As the Washington Metro Area braces itself for another potentially frigid winter, many recall the severe snow storms and  blizzards that incapacitated the federal government last year, costing the government $71 million in lost productivity, according to revised estimates by the Office of Personnel Management (OPM).

Last year’s government shut down compelled President Obama and his administration to try to find a solution that would allow the federal government to continue operating, even during inclement weather, natural disasters or other emergencies. The solution they found was telework. As John Berry, the Director of the Office of Personnel Management, said in a Washington Post article earlier this year:

“The president made it clear to me that he doesn’t want snow, nature, or any other cause to be able to stop our government…Since OPM doesn’t control the weather or the plows, telework is the only way to achieve the goal that the president very clearly set.”

Important progress was made in expanding the government’s use of telework when President Obama signed the bipartisan Telework Enhancement Act of 2010 into law last week on December 9.  The new law expands telework opportunities for most federal workers, allowing eligible employees to work remotely from home or an off-site location. Under this law, executive agencies are required to:

  • Establish telework policies;
  • Designate a Telework Managing Officer to oversee telework in each agency or department;
  • Determine employee eligibility for telework;
  • Notify all employees of their eligibility;
  • Establish telework training programs for workers and managers;
  • Integrate telework into their Continuity of Operations Planning (COOP); and
  • Provide yearly progress reports to the Office of Personnel Management (OPM).

OPM is responsible for developing and issuing telework guidelines, and the Government Accountability Office will evaluate agency compliance and produce an annual report for Congress.

This Act helps to meet several public policy goals, including reducing traffic congestion, reducing our dependence on foreign oil and improving the efficiency of government operations. Congressman John Sarbanes (D-MD,3) , who sponsored the legislation, said in his press release:

“A robust telework program will not only improve government operations during a disaster, it can also be used as a tool to reduce traffic congestion in the DC area. Telework has a positive impact on productivity, quality of life and the environment. If fully integrated, it can save taxpayers money by increasing efficiency, reducing federal office space and improving employee retention.”

This view was shared by Congressman Frank Wolf (R-VA 10), who co-sponsored the legislation:

“People who telework are very productive, it takes cars off the road so it’s good for the environment and it helps ensure continuity of government. There are almost no downsides to telework, when done appropriately…Telework is an idea whose time has come, and so the Act brings the government into the 21st century. This is not a  philosophical issue, a Republican, Democratic, Liberal or Conservative issue. It’s an issue of pragmatism and it just works.”

In addition to bringing the government into the 21st century, the Act also sets an example for the wider employer and business communities that flexible work options like telework are strategic management tools that can improve the way work is accomplished. Having the government lead by example on workplace flexibility is admirable, and was one of the goals that President Obama articulated at the  White House Forum on Workplace Flexibility in March.

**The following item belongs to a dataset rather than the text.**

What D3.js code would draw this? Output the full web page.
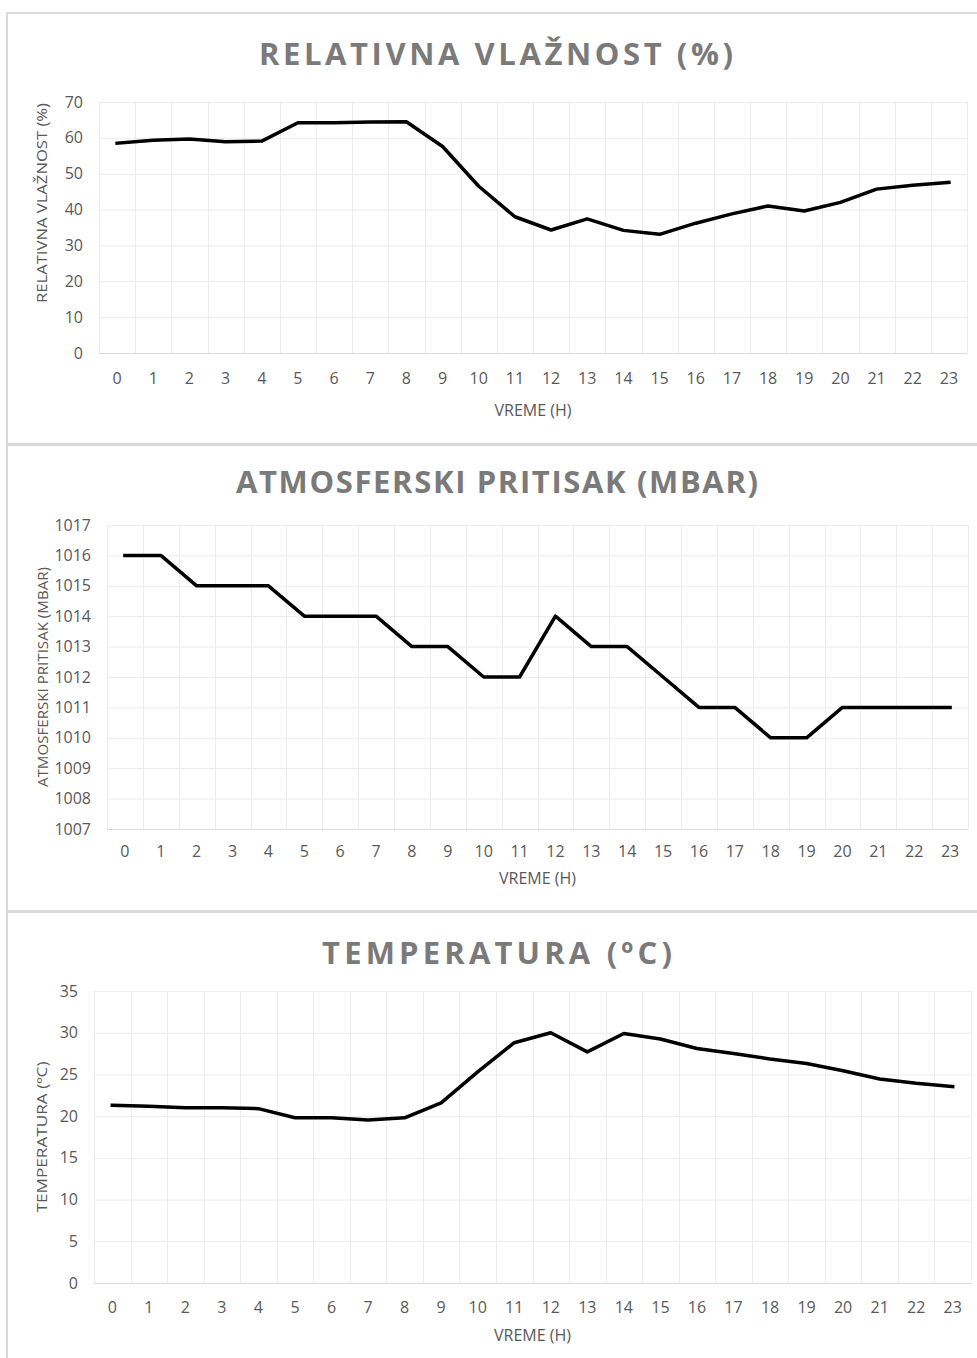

This Act is also part of a larger discussion about workplace flexibility as a critical management strategy to modernize our nation’s workplaces to meet the increasingly complex and changing needs of the 21st century workforce. As mature workers, students, working moms and dads, hourly workers and military families struggle to balance the dual demands of work and life, flexible work options can improve the lives of working families and the business bottom-line. In turn, they can also help improve our national economic competitiveness.

Corporate Voices for Working Families believes that by giving workers more control over when and where they do their work, employers will see increased employee productivity, morale, engagement and retention. It has published research which documents the positive business impacts of flexibility and tools to implement flexibility with an hourly workforce.

Even though flexibility is good for business, many employers still do not offer flexible work options to their employees. That is why Corporate Voices launched its national workplace flexibility campaign, after the White House Forum, to increase awareness about the positive business and employee benefits of workplace flexibility. Through this national campaign, Corporate Voices aims to sustain the critical forward momentum needed to expand flexibility within the business community.

The passage of the Telework Enhancement Act plays an important role in continuing this forward momentum, and is a welcome step in the right direction toward work-life progress.